Of course, because of its antisocial connotations and adoption by minority communities, a type of public relations warfare came to play with authorities — both Democrats and Republicans — labeling the hoodie as gang-related or “thug” apparel. For decades, stoner comedies typecasted the vibe as a lazy trope, and it didn’t help that a widespread perp poster of the Unabomber showed an aviator-clad maniac with a hood pulled over his head, further posturing the look with criminal behavior.

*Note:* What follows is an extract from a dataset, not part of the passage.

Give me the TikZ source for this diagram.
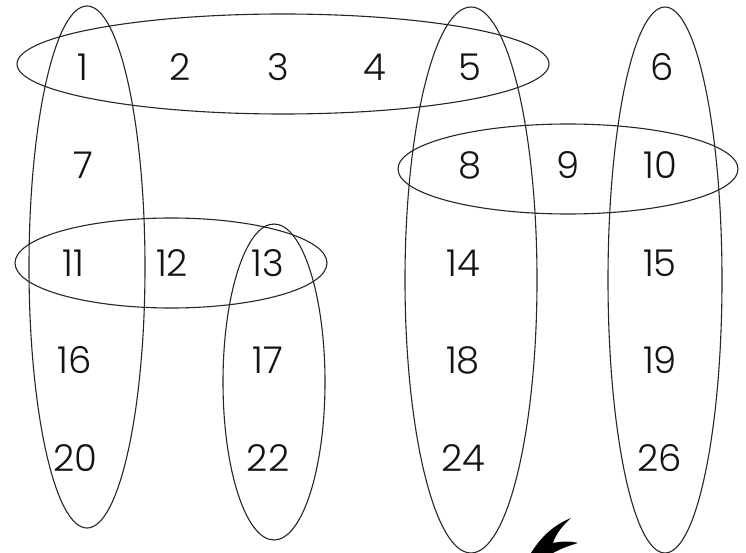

This shallow interpretation of individualistic culture comes to an impasse years later when 17-year-old Trayvon Martin is stalked and killed by a vigilante claiming to be a Neighborhood Watch authority in February of 2012. On the phone, Martin's killer notes that the young man looks like a “suspicious guy” because he is out late at night wearing “a dark hoodie, a gray hoodie.”

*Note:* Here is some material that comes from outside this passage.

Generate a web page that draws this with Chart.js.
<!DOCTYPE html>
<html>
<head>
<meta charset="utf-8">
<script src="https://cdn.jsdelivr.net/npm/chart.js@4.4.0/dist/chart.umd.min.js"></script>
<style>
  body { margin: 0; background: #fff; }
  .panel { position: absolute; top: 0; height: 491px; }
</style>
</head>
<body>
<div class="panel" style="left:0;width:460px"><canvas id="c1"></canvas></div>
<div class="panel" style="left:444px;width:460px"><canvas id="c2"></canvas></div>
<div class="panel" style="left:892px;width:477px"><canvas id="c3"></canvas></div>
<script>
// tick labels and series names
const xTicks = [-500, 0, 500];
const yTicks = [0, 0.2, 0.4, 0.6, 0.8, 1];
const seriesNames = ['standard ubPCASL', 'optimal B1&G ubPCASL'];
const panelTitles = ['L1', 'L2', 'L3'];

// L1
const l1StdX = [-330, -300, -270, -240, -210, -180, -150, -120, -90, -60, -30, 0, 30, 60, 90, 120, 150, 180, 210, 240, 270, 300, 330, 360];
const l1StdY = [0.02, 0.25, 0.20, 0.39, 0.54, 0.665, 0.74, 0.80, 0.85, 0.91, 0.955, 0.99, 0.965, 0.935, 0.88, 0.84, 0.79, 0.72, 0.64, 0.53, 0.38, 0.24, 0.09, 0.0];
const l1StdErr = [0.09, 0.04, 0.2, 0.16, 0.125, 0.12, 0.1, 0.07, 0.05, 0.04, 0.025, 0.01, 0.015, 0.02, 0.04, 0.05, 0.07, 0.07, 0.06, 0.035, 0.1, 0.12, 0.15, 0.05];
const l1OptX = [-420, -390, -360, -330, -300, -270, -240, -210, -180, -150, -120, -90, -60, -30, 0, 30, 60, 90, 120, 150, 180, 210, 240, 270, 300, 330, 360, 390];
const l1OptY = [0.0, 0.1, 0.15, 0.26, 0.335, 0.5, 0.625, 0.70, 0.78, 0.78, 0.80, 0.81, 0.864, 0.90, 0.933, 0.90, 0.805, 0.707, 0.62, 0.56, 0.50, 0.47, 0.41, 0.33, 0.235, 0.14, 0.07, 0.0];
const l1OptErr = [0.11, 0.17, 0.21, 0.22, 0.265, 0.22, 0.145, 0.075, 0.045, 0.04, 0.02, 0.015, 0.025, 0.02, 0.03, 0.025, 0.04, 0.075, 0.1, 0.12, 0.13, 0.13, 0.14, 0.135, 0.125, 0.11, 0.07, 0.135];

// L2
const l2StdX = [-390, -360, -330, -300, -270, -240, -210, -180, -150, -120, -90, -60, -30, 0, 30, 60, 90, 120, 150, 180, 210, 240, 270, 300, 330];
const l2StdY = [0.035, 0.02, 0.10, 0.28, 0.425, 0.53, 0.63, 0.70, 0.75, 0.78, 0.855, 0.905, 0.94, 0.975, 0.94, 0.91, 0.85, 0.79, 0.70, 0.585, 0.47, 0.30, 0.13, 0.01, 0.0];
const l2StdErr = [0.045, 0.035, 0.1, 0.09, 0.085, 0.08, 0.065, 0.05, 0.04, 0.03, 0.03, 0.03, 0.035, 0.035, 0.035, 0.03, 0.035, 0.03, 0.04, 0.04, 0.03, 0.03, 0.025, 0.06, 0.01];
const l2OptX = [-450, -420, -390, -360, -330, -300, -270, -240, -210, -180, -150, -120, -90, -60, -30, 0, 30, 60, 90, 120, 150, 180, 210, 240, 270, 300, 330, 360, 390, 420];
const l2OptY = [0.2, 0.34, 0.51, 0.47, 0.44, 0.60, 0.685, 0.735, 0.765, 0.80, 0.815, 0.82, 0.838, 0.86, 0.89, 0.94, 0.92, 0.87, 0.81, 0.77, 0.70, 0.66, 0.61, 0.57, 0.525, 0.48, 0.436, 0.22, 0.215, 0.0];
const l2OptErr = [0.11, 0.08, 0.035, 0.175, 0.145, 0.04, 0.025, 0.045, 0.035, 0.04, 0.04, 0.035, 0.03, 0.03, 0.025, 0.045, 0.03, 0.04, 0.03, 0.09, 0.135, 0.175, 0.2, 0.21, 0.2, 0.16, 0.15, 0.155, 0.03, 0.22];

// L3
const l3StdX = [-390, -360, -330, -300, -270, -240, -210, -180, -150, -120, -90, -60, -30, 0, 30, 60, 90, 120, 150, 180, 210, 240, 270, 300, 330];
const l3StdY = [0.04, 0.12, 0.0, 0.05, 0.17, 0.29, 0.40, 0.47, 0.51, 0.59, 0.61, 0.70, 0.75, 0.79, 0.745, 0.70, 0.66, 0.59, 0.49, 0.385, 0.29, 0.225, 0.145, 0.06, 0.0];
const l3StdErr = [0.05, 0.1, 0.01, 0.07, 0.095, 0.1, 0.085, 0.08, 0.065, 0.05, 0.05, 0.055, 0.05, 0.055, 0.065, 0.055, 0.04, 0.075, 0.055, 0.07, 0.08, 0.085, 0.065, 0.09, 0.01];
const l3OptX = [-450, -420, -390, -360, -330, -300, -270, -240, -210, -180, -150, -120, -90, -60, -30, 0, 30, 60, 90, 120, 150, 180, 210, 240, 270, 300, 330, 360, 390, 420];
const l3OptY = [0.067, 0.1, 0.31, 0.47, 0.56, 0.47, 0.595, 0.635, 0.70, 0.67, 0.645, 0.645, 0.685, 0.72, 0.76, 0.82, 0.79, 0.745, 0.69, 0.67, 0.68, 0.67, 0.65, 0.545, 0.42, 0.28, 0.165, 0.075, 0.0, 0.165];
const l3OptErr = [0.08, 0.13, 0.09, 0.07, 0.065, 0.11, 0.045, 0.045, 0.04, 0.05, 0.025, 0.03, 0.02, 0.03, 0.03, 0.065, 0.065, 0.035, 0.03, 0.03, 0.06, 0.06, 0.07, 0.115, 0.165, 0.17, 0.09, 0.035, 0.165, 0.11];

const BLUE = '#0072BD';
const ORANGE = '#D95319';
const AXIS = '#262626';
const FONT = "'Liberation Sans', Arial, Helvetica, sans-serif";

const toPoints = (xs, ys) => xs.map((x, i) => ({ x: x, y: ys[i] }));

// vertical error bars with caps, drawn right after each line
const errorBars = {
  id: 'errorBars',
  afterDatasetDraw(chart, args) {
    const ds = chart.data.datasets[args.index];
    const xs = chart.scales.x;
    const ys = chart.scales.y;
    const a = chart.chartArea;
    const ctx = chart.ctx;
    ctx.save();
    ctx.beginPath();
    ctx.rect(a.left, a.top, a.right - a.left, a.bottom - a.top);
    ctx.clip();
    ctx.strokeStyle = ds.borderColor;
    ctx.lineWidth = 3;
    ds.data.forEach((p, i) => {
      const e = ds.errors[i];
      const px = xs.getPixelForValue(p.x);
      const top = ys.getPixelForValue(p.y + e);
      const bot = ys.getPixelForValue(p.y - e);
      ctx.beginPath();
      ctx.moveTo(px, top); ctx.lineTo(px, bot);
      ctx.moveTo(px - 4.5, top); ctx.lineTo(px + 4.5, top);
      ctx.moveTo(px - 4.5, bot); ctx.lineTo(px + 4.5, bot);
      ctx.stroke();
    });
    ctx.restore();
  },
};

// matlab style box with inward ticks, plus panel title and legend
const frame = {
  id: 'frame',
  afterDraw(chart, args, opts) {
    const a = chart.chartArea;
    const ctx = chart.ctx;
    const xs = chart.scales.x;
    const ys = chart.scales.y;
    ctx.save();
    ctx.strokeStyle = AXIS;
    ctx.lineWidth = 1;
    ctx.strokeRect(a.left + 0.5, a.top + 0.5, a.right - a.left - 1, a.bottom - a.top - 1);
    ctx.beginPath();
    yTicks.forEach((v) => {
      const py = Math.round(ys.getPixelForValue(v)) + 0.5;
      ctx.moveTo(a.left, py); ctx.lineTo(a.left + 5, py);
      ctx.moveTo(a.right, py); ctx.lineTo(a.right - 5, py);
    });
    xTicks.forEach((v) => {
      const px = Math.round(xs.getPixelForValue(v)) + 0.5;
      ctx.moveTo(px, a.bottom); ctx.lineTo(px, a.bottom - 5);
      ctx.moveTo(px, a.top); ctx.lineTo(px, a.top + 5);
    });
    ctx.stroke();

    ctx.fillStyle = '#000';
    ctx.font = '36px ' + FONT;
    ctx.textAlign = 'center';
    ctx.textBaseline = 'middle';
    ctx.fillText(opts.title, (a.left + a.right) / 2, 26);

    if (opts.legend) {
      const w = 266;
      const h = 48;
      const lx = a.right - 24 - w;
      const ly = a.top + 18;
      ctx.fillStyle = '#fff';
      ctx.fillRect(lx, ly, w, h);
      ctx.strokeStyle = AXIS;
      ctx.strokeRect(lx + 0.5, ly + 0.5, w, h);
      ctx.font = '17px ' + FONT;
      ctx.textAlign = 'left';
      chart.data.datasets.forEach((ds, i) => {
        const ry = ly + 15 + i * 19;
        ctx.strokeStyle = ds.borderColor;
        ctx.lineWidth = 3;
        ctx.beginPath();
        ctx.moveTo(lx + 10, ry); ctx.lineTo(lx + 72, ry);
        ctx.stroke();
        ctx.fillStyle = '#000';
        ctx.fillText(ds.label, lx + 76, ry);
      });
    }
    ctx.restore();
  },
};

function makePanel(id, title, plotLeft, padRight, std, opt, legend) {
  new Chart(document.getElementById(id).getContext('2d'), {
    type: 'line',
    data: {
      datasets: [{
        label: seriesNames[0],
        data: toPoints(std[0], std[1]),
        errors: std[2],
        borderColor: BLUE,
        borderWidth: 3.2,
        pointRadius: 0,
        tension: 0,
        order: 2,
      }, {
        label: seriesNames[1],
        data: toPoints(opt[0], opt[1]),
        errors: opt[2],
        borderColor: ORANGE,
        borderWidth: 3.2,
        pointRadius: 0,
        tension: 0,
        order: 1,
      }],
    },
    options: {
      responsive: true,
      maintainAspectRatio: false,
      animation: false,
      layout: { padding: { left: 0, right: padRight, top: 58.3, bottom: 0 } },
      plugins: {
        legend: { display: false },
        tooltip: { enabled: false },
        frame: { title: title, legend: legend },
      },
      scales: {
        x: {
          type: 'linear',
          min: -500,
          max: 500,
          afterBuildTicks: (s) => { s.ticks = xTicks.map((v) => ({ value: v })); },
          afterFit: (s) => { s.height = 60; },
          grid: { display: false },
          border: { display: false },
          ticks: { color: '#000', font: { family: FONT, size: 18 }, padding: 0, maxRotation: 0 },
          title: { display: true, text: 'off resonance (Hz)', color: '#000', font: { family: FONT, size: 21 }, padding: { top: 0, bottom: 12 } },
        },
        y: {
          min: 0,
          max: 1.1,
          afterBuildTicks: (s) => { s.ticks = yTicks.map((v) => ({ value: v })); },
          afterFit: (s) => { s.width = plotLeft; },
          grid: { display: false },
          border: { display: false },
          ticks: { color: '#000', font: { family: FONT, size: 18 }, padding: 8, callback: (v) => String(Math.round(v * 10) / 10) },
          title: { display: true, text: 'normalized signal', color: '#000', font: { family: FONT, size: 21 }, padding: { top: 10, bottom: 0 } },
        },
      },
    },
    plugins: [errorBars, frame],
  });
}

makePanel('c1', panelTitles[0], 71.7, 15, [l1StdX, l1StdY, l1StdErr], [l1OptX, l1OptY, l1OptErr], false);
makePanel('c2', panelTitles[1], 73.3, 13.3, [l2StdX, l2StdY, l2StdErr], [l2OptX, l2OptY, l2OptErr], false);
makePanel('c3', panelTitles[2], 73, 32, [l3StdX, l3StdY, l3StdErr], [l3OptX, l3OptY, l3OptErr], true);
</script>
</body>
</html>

This single event brought the hoodie to the forefront of social injustice. After Martin’s death, protests all over the world used the accessible anonymity of it as a show of strength in numbers. From ground-level meetups with homemade signs to the biggest stages of the NBA, everyone who participated rocked the same fit as a show of equality and solidarity.

In just under 100 years, a once innocuous piece of clothing went from a sideline sweat catcher to a miraculously potent piece of social imagery. Today it’s no longer just on the backs of athletes and in college common areas. It’s forged a path to the halls of Congress and on the clothing racks of the wealthiest people in the world (worn during important tech giant board meetings no less).

As a blank canvas with infinite possibilities, the hoodie will go down as one of the greatest fashion equalizers of our time and arguably the most comfortable and useful pieces of the American narrative yet.